Percy Brown ascribes the painting to the reign of Akbar (r. 1556-1605). He posits that Akbar and Humayun must have been the painting's original subjects, with the other figures added later, during the reigns of Jahangir and Shah Jahan.

== Iconography and interpretation ==
Scholars have interpreted the painting as an assertion of Timurid–Mughal dynastic continuity and legitimacy, expressed through the gathering of ancestors and descendants around Humayun in a formal garden setting. Each figure in the hierarchy is arranged so intricately around Humayun showing the painters intent of portraying dynastic hierarchy and legitimacy. This highlights the visual communication used by the Mughals to show political continuity and status. The Mughal charbagh garden has been interpreted as a symbol of paradise, political order, and dynastic unity. Showing that the Timurid–Mughal line makes it one of the most important documents of early Mughal political imagery.

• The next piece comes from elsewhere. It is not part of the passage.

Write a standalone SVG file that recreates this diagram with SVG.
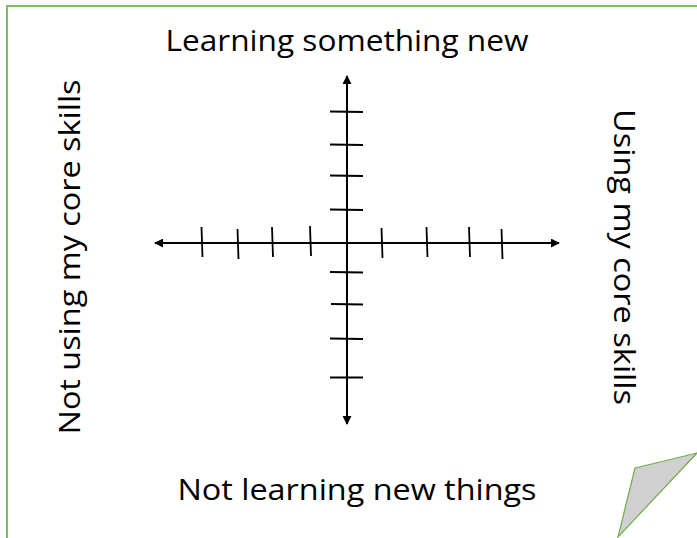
<svg xmlns="http://www.w3.org/2000/svg" width="697" height="538" viewBox="0 0 697 538">
<defs>
<style>
.lbl{font-family:"Open Sans","Liberation Sans",sans-serif;font-size:28.5px;fill:#000;}
.ax{stroke:#000;stroke-width:2;fill:none;}
.tk{stroke:#000;stroke-width:1.8;fill:none;}
</style>
<marker id="ah" viewBox="0 0 10 10" refX="9" refY="5" markerWidth="4.5" markerHeight="4.5" markerUnits="strokeWidth" orient="auto-start-reverse">
<path d="M0,0 L10,5 L0,10 z" fill="#000"/>
</marker>
</defs>
<rect width="697" height="538" fill="#fff"/>
<g id="frame">
<path d="M7,538 L7,6 L697,6" fill="none" stroke="#7CBF5A" stroke-width="2"/>
</g>
<g id="fold">
<polygon points="635,468 697,453 618,537" fill="#D0D0D0" stroke="#70AD47" stroke-width="1.2"/>
</g>
<g id="connectors">
<line class="ax" x1="347" y1="76" x2="347" y2="424" marker-start="url(#ah)" marker-end="url(#ah)"/>
<line class="ax" x1="155" y1="243" x2="559" y2="243" marker-start="url(#ah)" marker-end="url(#ah)"/>
<g id="yticks">
<line class="tk" x1="330" y1="111.5" x2="363" y2="112"/>
<line class="tk" x1="330" y1="144.5" x2="363" y2="145"/>
<line class="tk" x1="330" y1="175.5" x2="363" y2="176"/>
<line class="tk" x1="330" y1="209.5" x2="363" y2="210"/>
<line class="tk" x1="330" y1="272" x2="363" y2="272.5"/>
<line class="tk" x1="331" y1="304" x2="363" y2="304.5"/>
<line class="tk" x1="330" y1="338.5" x2="363" y2="339"/>
<line class="tk" x1="330" y1="377.5" x2="363" y2="377.5"/>
</g>
<g id="xticks">
<line class="tk" x1="201.5" y1="227" x2="202.5" y2="257"/>
<line class="tk" x1="237.5" y1="229" x2="238.5" y2="259"/>
<line class="tk" x1="272" y1="227" x2="273" y2="257"/>
<line class="tk" x1="310" y1="226" x2="311" y2="256"/>
<line class="tk" x1="381.5" y1="228" x2="382.5" y2="258"/>
<line class="tk" x1="426.5" y1="227" x2="427.5" y2="257"/>
<line class="tk" x1="469" y1="227" x2="470" y2="257"/>
<line class="tk" x1="501.5" y1="229" x2="502.5" y2="259"/>
</g>
</g>
<g id="top-label"><text class="lbl" x="347" y="51" text-anchor="middle" textLength="363" lengthAdjust="spacingAndGlyphs">Learning something new</text></g>
<g id="bottom-label"><text class="lbl" x="357" y="500" text-anchor="middle" textLength="359" lengthAdjust="spacingAndGlyphs">Not learning new things</text></g>
<g id="left-label"><text class="lbl" transform="translate(80,257) rotate(-90)" x="0" y="0" text-anchor="middle" textLength="355" lengthAdjust="spacingAndGlyphs">Not using my core skills</text></g>
<g id="right-label"><text class="lbl" transform="translate(614,257) rotate(90)" x="0" y="0" text-anchor="middle" textLength="296" lengthAdjust="spacingAndGlyphs">Using my core skills</text></g>
</svg>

== Identifications and inscriptions ==
Persian inscriptions identify each figure:

Standing to the left in the painting are Kamran Mirza, Babur Shah, Shaykh Omar, Sultan Abu Sa‘id, Sultan Muhammad, and Miran Shah.

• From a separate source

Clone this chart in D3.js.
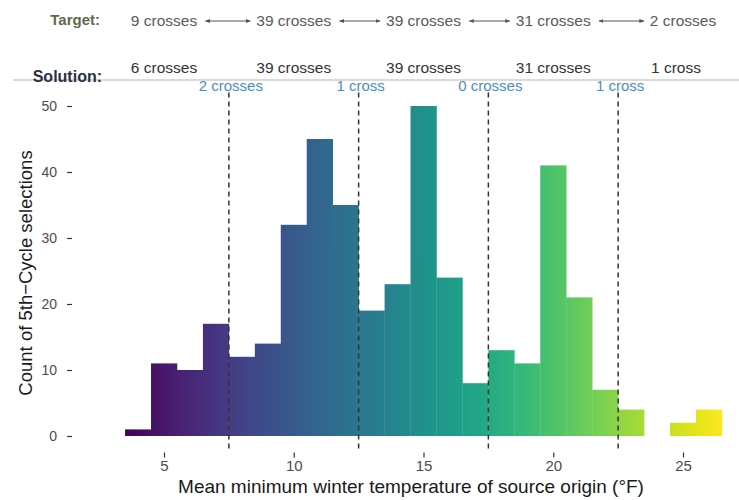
<!DOCTYPE html>
<html>
<head>
<meta charset="utf-8">
<script src="https://cdn.jsdelivr.net/npm/d3@7"></script>
<style>
  body { margin: 0; background: #fff; }
  svg { display: block; }
  text { font-family: "Liberation Sans", Arial, Helvetica, sans-serif; }
</style>
</head>
<body>
<svg id="chart" width="739" height="500"></svg>
<script>
// Histogram of selections by mean minimum winter temperature (1 °F bins)
const binCenters = [4, 5, 6, 7, 8, 9, 10, 11, 12, 13, 14, 15, 16, 17, 18, 19, 20, 21, 22, 23, 24, 25, 26];
const counts     = [1, 11, 10, 17, 12, 14, 32, 45, 35, 19, 23, 50, 24, 8, 13, 11, 41, 21, 7, 4, 0, 2, 4];

// Zone boundaries and the crossing counts for each zone
const zoneBreaks = [7.5, 12.5, 17.5, 22.5];
const zoneCenters = [5, 10, 15, 20, 25];
const targetLabels = ["9 crosses", "39 crosses", "39 crosses", "31 crosses", "2 crosses"];
const solutionLabels = ["6 crosses", "39 crosses", "39 crosses", "31 crosses", "1 cross"];
const breakLabels = ["2 crosses", "1 cross", "0 crosses", "1 cross"];

const xTicks = [5, 10, 15, 20, 25];
const yTicks = [0, 10, 20, 30, 40, 50];

const svg = d3.select("#chart");
const x = d3.scaleLinear().domain([5, 25]).range([164, 683]);
const y = d3.scaleLinear().domain([0, 50]).range([436, 106]);
const panelTop = y(52.5), panelBottom = y(-2.5);
const binW = 1;

// Viridis colour ramp across the temperature range
const defs = svg.append("defs");
const grad = defs.append("linearGradient")
  .attr("id", "viridisFill")
  .attr("gradientUnits", "userSpaceOnUse")
  .attr("x1", x(3.5)).attr("x2", x(26.5)).attr("y1", 0).attr("y2", 0);
d3.range(0, 1.0001, 0.05).forEach(t => {
  grad.append("stop").attr("offset", t).attr("stop-color", d3.interpolateViridis(t));
});

defs.append("marker")
  .attr("id", "arrowHead")
  .attr("viewBox", "0 0 10 10")
  .attr("refX", 9).attr("refY", 5)
  .attr("markerWidth", 5).attr("markerHeight", 5)
  .attr("markerUnits", "userSpaceOnUse")
  .attr("orient", "auto-start-reverse")
  .append("path").attr("d", "M0,1 L10,5 L0,9 z").attr("fill", "#555");

// Bars
const bins = binCenters.map((c, i) => ({ c, n: counts[i] })).filter(d => d.n > 0);
svg.append("g").selectAll("rect").data(bins).join("rect")
  .attr("x", d => x(d.c - binW / 2))
  .attr("width", d => x(d.c + binW / 2) - x(d.c - binW / 2) + 0.3)
  .attr("y", d => y(d.n))
  .attr("height", d => y(0) - y(d.n))
  .attr("fill", "url(#viridisFill)");

// Zone dividers
svg.append("g").selectAll("line").data(zoneBreaks).join("line")
  .attr("x1", d => x(d)).attr("x2", d => x(d))
  .attr("y1", panelTop + 3).attr("y2", panelBottom)
  .attr("stroke", "#333").attr("stroke-width", 1.5)
  .attr("stroke-dasharray", "5,4");

// Axes
const yAxis = svg.append("g")
  .attr("transform", "translate(72,0)")
  .call(d3.axisLeft(y).tickValues(yTicks).tickSize(5).tickPadding(10));
const xAxis = svg.append("g")
  .attr("transform", `translate(0,${panelBottom})`)
  .call(d3.axisBottom(x).tickValues(xTicks).tickSize(5).tickPadding(3));
[yAxis, xAxis].forEach(g => {
  g.select(".domain").remove();
  g.selectAll(".tick line").attr("stroke", "#333").attr("stroke-width", 1.2);
  g.selectAll(".tick text").attr("fill", "#4d4d4d").style("font-family", "'Liberation Sans', Arial, sans-serif");
});
yAxis.selectAll(".tick text").style("font-size", "14px");
xAxis.selectAll(".tick text").style("font-size", "15px");

svg.append("text")
  .attr("x", 411).attr("y", 493)
  .attr("text-anchor", "middle")
  .style("font-size", "19px").attr("fill", "#1a1a1a")
  .text("Mean minimum winter temperature of source origin (°F)");

svg.append("text")
  .attr("transform", "translate(32,273) rotate(-90)")
  .attr("text-anchor", "middle")
  .style("font-size", "18.5px").attr("fill", "#1a1a1a")
  .text("Count of 5th\u2212Cycle selections");

// Header: target and solution rows
svg.append("line")
  .attr("x1", 13).attr("x2", 739).attr("y1", 80).attr("y2", 80)
  .attr("stroke", "#cfcfcf").attr("stroke-width", 1.5);

svg.append("text")
  .attr("x", 100).attr("y", 25).attr("text-anchor", "end")
  .style("font-size", "15px").style("font-weight", "bold")
  .attr("fill", "#5b6b4c").text("Target:");
svg.append("text")
  .attr("x", 102).attr("y", 82).attr("text-anchor", "end")
  .style("font-size", "16px").style("font-weight", "bold")
  .attr("fill", "#2b3048").text("Solution:");

const targetText = svg.append("g").selectAll("text").data(targetLabels).join("text")
  .attr("x", (d, i) => x(zoneCenters[i])).attr("y", 26)
  .attr("text-anchor", "middle")
  .style("font-size", "15.5px").attr("fill", "#5a5a5a")
  .text(d => d);

svg.append("g").selectAll("text").data(solutionLabels).join("text")
  .attr("x", (d, i) => x(zoneCenters[i]) - (i === 4 ? 7 : 0)).attr("y", 73)
  .attr("text-anchor", "middle")
  .style("font-size", "15.5px").attr("fill", "#333")
  .text(d => d);

// Double-headed arrows between neighbouring target labels
const boxes = targetText.nodes().map(n => n.getBBox());
const arrows = zoneBreaks.map((b, i) => ({
  x1: boxes[i].x + boxes[i].width + 8,
  x2: boxes[i + 1].x - 6
}));
svg.append("g").selectAll("line").data(arrows).join("line")
  .attr("x1", d => d.x1).attr("x2", d => d.x2)
  .attr("y1", 21).attr("y2", 21)
  .attr("stroke", "#555").attr("stroke-width", 1)
  .attr("marker-start", "url(#arrowHead)")
  .attr("marker-end", "url(#arrowHead)");

// Crossing counts at each divider
svg.append("g").selectAll("text").data(breakLabels).join("text")
  .attr("x", (d, i) => x(zoneBreaks[i]) + 2).attr("y", 91)
  .attr("text-anchor", "middle")
  .style("font-size", "15px").attr("fill", "#4a8fbe")
  .text(d => d);
</script>
</body>
</html>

On their robes and clothing are the names of artists and attendants, including “Bichitr” on Sultan Abu Sa‘id’s robe, “Govardhana” on Barbur’s, and “Dawlat,” “Mohan,” and “Nanha” on the robes of Shaykh Omar, Sultan Muhammad, and Miran Shah.

To the right of the pavilion stand Abu Bakr Mirza, Baisunghur Mirza, Khusrau Mirza, and Mirza Shah Rukh. Outside the pavilion and opposite stand Sultan Parviz and Shah Jahan with additional attendants labeled “Hiranand,” “Inayat,” and “Balchand.”

Humayun is seated in the center.

== Condition ==
Conservation and technical evidence reveal that the edges of the painting have been trimmed on all four sides, along with associated losses to the original border decoration and parts of the composition. The surface further exhibits abrasions, with small areas of pigment loss which was then subsequently retouched from restoration campaigns during examinations at the British Museum.However, despite the damages and alterations, this piece of work continues to be considered in the scholarship as a foundationally important early example of Mughal dynastic portraiture and political imagery, furthermore, encapsulating the adaption of Timurid illustrative models with the emerging imperial Mughal aesthetic and influencing subsequent developments in imperial pictorial production.

== Description ==
Princes of the House of Timur is painted using an opaque watercolor (gouache) on a cotton cloth. The dimensions of the painting are listed as 108.00 cm for width and 108.05 cm for height. The painting is damaged, with parts of it having been cut away and lost. Scholars have different interpretations on why the painting is damaged. One interpretation theorizes that the painting was damaged due to the necessary reshaping needed to accommodate the added figures. Another interpretation theorizes that the painting underwent pigment loss over time. It is unknown to scholars what the real reason behind the damage to the painting is. In the center of the painting is a pavilion, with slender crimson pillars. Humayun is seated in the pavilion. Opposite him, Akbar, Jahangir, and Shah Jahan are seated. The figures seated to the right of the pavilion are Abu Bakr Mirza, Baysunghur, and Shahrukh Mirza.

== Significance and purpose ==
Some historians indicate that Princes of the House of Timur was likely supposed to achieve something more than displaying members of the Timurid dynasty together. The Mughal Empire positioned their link to Timur as a part of their identity, and so that sort of image assisted in reminding viewers whence the dynasty had come and why its rule mattered. The Charbagh garden and pavilion are not just decoration either, since those settings were usually connected to ideas of proper leadership and a well-ordered court. Over time, rulers such as Jahangir and Shah Jahan added themselves into the scene, which shows that the painting continued to be reused for the same political message instead of being left unchanged.